### SET PROBLEM
Count how many lines contain the word "image". Please give only the number.

Source code of charts:
::::::

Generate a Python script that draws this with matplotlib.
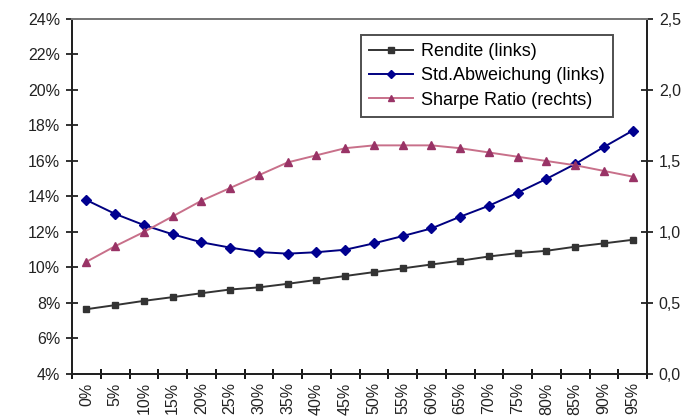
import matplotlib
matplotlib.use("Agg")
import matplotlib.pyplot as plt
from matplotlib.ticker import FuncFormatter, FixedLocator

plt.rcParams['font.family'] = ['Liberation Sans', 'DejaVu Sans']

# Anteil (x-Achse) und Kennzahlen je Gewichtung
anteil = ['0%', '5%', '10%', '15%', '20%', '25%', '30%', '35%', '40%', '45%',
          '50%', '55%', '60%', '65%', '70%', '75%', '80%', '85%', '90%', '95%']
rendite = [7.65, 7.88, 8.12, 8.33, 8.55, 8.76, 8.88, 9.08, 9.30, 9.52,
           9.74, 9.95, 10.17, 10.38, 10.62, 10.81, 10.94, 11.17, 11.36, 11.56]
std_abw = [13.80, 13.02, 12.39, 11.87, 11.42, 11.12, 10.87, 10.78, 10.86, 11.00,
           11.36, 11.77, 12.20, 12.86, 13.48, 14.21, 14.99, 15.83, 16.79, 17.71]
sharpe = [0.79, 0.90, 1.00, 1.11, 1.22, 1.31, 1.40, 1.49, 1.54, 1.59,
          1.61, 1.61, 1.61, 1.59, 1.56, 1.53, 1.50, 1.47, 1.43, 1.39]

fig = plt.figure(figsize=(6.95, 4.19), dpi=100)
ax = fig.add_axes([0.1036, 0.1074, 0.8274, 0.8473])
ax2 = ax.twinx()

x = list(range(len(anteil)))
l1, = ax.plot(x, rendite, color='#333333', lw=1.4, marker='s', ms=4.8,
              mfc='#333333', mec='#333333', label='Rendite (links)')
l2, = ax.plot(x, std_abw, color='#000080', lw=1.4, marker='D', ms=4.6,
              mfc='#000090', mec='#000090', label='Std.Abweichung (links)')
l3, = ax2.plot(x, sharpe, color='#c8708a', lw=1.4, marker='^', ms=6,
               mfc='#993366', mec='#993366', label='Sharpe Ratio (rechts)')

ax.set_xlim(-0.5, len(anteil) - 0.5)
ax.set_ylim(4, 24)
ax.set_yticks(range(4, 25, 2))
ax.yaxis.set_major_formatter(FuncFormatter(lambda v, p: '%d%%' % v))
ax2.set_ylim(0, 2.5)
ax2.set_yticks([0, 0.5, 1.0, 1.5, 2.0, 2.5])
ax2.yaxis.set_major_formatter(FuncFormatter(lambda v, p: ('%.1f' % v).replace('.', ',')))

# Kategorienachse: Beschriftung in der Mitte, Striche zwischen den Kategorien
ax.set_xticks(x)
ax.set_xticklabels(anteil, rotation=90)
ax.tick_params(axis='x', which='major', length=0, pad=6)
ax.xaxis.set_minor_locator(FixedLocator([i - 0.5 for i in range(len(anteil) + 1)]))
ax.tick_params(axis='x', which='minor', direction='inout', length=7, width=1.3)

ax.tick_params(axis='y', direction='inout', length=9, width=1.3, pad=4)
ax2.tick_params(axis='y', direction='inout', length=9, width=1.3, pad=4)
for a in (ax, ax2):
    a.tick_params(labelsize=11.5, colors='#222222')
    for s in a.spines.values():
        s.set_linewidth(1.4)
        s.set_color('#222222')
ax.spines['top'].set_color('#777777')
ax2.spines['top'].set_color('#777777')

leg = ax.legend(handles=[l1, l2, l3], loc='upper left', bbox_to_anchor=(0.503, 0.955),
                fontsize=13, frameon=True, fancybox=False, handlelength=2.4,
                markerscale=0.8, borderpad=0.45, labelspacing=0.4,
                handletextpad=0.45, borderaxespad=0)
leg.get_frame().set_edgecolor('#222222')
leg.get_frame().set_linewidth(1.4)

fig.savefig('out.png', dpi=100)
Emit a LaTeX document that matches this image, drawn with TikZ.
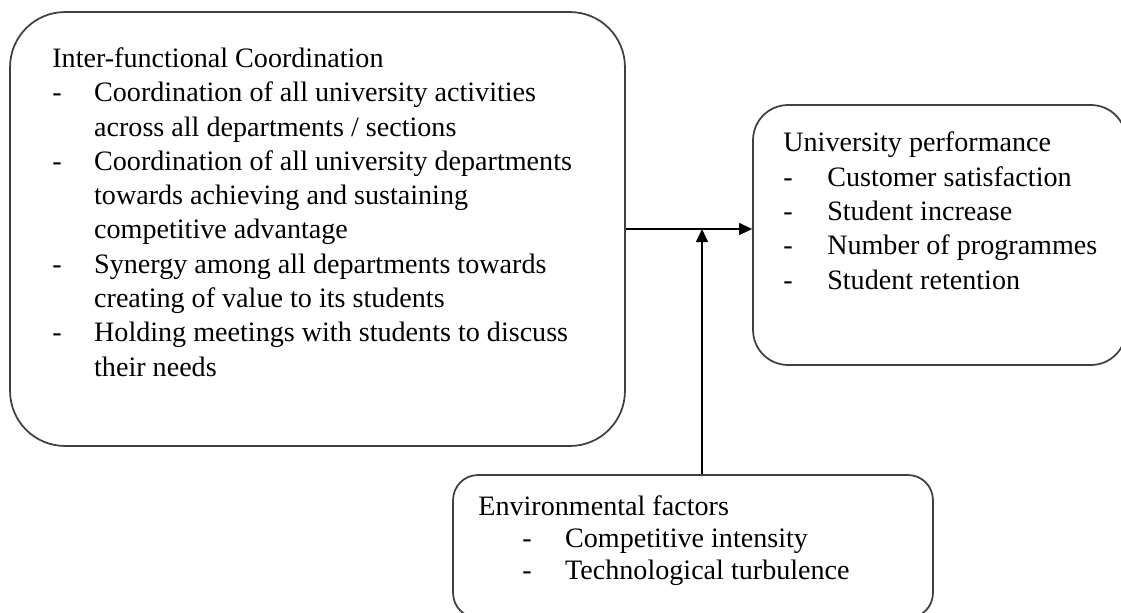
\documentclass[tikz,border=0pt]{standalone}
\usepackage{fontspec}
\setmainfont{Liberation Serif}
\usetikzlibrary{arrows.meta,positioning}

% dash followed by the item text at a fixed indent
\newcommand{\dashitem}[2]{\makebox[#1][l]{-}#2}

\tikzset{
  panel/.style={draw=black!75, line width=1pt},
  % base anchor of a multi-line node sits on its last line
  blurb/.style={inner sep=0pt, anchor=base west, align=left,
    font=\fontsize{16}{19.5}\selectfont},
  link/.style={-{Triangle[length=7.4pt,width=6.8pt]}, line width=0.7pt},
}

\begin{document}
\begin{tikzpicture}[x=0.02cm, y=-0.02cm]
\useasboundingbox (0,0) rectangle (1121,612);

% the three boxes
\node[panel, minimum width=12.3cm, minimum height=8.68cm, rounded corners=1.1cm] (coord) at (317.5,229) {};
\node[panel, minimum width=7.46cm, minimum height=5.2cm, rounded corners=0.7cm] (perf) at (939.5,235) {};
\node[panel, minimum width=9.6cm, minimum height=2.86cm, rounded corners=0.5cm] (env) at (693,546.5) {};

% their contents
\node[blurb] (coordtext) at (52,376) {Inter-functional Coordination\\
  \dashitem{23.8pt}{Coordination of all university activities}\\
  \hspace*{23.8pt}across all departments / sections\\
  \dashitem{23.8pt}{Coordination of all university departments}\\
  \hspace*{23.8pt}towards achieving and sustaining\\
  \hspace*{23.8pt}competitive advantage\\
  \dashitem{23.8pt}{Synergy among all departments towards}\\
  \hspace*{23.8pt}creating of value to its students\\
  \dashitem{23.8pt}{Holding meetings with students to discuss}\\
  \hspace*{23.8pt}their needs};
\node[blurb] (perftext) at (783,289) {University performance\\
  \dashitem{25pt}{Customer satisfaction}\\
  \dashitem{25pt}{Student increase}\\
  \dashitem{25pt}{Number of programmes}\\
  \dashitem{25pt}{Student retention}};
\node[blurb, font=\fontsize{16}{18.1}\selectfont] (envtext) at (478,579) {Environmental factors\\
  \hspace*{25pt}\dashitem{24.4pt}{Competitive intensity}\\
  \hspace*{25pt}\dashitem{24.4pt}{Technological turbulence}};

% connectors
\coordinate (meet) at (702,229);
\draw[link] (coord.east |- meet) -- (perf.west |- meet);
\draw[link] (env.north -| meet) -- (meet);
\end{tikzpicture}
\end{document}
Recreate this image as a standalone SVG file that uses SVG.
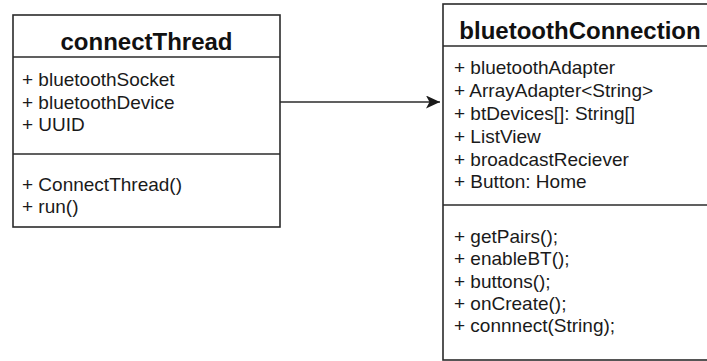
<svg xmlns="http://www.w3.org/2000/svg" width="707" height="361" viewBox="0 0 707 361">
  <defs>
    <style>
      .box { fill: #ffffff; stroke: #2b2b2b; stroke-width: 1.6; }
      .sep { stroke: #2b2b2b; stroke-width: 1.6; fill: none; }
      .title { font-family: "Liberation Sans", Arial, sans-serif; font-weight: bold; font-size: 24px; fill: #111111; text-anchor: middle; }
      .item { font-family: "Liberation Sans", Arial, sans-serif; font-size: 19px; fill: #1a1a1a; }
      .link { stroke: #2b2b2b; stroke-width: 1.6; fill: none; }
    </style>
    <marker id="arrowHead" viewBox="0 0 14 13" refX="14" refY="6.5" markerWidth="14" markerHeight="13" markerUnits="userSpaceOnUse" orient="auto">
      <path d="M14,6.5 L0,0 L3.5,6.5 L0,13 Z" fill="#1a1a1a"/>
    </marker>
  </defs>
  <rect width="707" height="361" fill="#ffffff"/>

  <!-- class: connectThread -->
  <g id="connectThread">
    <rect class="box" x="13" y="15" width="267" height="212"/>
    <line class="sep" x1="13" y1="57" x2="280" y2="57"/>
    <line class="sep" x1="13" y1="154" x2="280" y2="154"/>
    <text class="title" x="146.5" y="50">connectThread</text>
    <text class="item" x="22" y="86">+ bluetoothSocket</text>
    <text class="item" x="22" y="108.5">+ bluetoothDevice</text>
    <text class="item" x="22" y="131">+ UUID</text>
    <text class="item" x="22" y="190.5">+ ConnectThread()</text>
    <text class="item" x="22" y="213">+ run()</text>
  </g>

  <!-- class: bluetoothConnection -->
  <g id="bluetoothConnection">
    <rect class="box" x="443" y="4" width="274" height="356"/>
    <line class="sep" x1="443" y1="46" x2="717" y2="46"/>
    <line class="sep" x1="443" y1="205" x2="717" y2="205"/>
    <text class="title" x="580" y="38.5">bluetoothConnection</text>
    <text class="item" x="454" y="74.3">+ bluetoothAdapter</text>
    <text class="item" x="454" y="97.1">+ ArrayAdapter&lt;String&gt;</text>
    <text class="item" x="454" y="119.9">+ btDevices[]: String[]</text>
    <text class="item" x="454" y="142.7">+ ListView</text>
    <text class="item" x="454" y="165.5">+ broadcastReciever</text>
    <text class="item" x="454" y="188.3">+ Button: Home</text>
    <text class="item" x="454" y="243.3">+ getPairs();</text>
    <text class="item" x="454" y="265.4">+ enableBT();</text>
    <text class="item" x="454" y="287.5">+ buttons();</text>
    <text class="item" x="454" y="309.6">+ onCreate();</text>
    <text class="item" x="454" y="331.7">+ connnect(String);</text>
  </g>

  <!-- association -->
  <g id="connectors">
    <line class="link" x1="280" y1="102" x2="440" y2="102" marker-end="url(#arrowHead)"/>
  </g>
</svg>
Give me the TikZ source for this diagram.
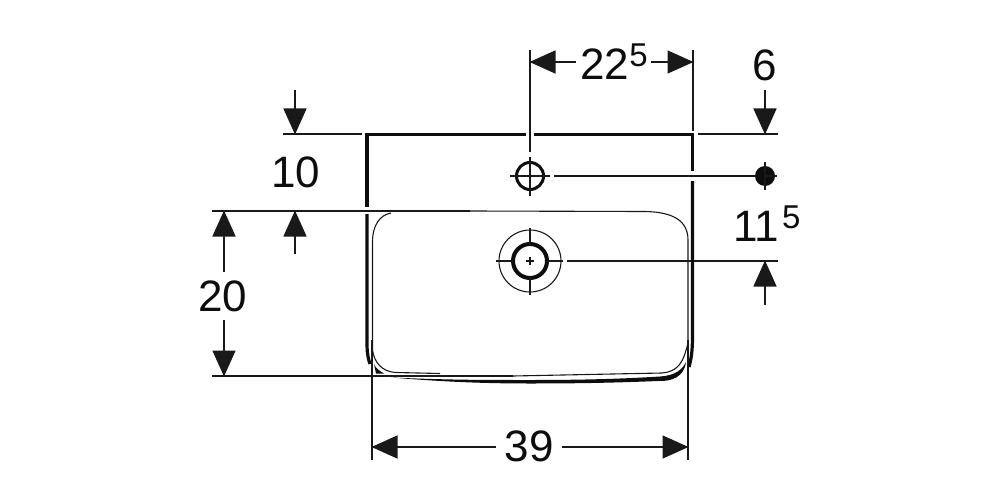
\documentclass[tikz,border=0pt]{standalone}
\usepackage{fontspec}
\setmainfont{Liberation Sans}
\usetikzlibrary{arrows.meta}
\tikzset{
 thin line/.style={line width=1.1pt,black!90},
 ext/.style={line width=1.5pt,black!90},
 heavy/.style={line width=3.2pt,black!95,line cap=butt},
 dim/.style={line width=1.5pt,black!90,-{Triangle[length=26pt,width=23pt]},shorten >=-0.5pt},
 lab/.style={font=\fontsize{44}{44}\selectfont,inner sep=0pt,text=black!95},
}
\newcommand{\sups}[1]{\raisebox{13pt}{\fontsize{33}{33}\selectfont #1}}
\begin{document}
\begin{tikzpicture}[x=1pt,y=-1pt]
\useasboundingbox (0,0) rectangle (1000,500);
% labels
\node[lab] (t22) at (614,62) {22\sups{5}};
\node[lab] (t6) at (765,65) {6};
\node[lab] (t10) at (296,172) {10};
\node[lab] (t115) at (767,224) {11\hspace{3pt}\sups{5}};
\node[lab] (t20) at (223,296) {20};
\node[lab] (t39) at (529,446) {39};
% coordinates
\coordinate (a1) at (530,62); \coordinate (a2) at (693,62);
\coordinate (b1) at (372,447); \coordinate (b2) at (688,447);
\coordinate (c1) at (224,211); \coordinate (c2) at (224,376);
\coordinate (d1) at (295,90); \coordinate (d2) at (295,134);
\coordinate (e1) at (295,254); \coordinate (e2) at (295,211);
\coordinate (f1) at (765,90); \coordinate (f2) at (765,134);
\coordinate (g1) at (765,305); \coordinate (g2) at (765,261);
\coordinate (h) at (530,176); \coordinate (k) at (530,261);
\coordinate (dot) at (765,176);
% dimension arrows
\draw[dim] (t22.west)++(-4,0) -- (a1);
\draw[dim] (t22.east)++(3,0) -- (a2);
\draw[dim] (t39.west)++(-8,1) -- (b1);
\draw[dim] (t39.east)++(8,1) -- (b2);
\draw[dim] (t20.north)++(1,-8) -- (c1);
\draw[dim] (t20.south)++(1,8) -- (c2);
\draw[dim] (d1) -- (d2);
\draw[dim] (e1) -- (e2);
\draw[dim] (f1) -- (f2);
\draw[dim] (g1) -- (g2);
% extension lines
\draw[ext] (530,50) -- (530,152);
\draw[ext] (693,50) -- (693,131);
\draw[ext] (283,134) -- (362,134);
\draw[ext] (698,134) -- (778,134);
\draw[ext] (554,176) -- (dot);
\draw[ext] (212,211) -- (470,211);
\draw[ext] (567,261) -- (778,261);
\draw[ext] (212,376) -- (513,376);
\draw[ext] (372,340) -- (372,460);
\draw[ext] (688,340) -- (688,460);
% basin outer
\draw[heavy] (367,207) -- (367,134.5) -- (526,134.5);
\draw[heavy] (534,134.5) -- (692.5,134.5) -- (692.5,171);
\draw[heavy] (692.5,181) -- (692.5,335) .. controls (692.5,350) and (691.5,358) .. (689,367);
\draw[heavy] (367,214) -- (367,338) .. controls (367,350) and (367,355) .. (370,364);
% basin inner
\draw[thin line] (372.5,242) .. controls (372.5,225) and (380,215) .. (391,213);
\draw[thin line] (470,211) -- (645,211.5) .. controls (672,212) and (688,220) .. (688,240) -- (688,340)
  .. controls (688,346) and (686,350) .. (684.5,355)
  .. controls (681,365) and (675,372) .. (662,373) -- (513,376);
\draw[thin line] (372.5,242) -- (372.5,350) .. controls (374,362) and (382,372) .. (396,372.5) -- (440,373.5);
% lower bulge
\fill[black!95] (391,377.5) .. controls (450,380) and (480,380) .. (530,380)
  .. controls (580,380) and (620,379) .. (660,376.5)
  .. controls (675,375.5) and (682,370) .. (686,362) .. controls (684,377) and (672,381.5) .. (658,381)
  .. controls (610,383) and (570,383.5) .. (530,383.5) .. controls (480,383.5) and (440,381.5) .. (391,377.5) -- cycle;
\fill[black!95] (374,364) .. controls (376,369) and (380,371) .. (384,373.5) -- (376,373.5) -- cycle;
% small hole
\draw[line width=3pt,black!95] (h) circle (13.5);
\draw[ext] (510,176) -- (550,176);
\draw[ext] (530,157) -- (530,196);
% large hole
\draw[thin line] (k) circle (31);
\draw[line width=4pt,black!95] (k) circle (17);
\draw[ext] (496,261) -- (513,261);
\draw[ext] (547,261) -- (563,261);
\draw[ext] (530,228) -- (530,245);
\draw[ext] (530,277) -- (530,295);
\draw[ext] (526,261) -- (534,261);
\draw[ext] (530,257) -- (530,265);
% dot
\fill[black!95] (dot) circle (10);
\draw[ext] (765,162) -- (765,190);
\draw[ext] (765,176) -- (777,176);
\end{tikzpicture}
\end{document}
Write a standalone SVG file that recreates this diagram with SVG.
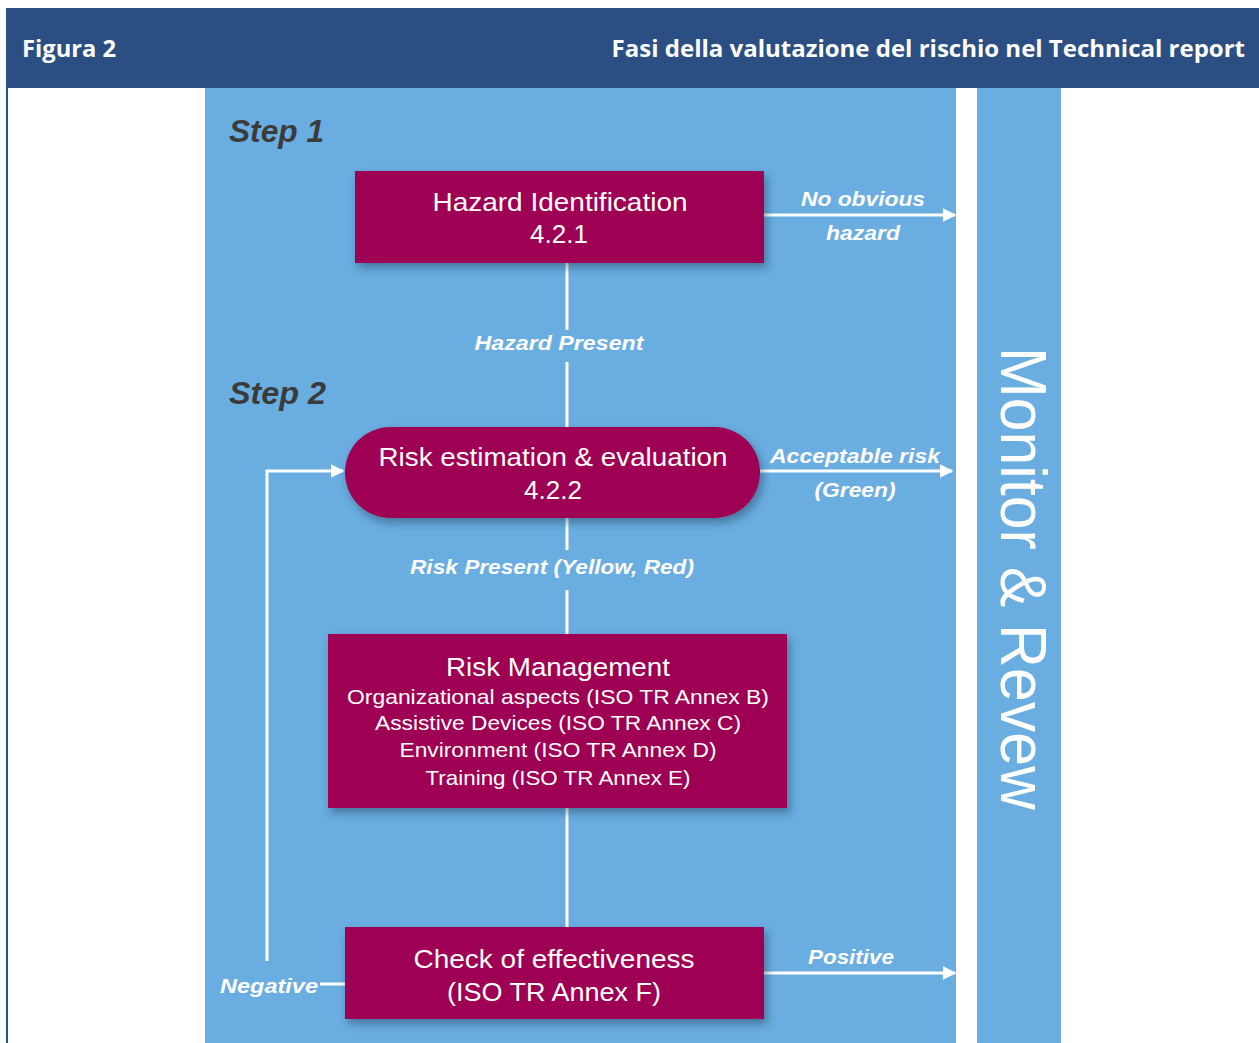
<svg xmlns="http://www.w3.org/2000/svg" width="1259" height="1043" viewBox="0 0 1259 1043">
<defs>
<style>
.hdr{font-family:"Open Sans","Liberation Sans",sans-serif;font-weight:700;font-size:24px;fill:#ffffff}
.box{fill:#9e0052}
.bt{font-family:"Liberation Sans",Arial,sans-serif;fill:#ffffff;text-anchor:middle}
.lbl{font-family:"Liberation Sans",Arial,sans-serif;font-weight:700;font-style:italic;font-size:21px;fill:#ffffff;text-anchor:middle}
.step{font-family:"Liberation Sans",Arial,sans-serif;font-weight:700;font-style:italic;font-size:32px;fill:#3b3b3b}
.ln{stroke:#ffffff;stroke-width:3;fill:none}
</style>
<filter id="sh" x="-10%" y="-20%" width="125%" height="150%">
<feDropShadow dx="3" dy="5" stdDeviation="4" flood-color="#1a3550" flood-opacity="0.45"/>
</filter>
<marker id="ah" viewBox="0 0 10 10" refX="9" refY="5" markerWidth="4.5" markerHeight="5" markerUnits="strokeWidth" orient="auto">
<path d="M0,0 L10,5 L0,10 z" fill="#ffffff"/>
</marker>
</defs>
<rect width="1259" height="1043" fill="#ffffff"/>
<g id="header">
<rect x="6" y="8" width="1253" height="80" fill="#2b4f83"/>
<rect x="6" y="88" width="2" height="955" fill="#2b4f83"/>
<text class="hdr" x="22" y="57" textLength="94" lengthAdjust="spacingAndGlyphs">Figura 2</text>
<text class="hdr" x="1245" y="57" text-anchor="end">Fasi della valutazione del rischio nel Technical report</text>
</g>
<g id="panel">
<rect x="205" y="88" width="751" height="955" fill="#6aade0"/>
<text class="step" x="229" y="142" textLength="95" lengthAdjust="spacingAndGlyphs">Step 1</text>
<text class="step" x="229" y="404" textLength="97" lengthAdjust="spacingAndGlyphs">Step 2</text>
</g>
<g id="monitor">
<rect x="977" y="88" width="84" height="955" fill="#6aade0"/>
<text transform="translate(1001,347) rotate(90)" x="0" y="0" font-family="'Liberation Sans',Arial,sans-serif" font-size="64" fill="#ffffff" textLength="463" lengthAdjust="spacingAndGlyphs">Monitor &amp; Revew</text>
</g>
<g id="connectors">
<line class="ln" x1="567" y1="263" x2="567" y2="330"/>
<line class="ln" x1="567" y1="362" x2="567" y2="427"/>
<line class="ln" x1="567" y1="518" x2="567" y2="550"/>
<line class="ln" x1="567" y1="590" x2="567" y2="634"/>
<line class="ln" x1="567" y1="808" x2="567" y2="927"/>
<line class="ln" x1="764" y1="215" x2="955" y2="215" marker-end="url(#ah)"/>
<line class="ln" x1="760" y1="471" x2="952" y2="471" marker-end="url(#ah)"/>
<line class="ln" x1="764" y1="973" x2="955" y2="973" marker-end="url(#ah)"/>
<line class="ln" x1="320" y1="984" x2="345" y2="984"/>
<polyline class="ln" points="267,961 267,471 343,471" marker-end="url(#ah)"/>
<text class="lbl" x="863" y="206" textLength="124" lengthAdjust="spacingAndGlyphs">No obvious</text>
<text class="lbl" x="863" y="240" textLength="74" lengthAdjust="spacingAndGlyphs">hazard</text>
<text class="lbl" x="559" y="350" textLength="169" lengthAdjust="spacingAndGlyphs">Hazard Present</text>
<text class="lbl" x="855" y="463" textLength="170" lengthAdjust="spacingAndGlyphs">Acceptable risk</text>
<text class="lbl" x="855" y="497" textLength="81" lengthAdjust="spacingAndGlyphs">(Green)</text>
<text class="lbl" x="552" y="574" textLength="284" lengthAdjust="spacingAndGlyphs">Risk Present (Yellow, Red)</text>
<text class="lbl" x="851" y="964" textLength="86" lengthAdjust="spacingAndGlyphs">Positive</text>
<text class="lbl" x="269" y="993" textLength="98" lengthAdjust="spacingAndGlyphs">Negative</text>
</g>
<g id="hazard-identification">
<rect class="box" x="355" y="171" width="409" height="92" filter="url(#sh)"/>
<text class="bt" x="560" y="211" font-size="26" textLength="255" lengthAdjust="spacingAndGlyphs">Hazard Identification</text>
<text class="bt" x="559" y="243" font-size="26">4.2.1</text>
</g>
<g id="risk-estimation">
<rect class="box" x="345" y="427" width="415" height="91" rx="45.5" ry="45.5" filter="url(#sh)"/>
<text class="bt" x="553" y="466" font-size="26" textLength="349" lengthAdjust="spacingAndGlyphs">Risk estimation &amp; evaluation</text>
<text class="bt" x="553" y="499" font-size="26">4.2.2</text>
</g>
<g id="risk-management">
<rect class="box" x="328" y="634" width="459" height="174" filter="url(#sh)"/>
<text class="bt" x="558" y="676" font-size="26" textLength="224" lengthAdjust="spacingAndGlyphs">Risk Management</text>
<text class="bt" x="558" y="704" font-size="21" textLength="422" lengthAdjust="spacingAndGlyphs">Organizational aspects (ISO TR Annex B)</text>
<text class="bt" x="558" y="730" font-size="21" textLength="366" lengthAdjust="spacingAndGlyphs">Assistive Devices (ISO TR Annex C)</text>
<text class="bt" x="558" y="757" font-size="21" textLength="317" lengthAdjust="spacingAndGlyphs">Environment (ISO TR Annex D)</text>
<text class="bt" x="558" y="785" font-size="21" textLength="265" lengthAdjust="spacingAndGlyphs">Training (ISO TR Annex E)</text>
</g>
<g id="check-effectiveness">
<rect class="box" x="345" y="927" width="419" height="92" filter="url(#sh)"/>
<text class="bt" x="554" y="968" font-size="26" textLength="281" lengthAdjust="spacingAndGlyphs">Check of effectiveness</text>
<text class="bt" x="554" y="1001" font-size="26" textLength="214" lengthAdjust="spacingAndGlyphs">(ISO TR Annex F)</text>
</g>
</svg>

::::::

### EXERCISE SOLUTION
2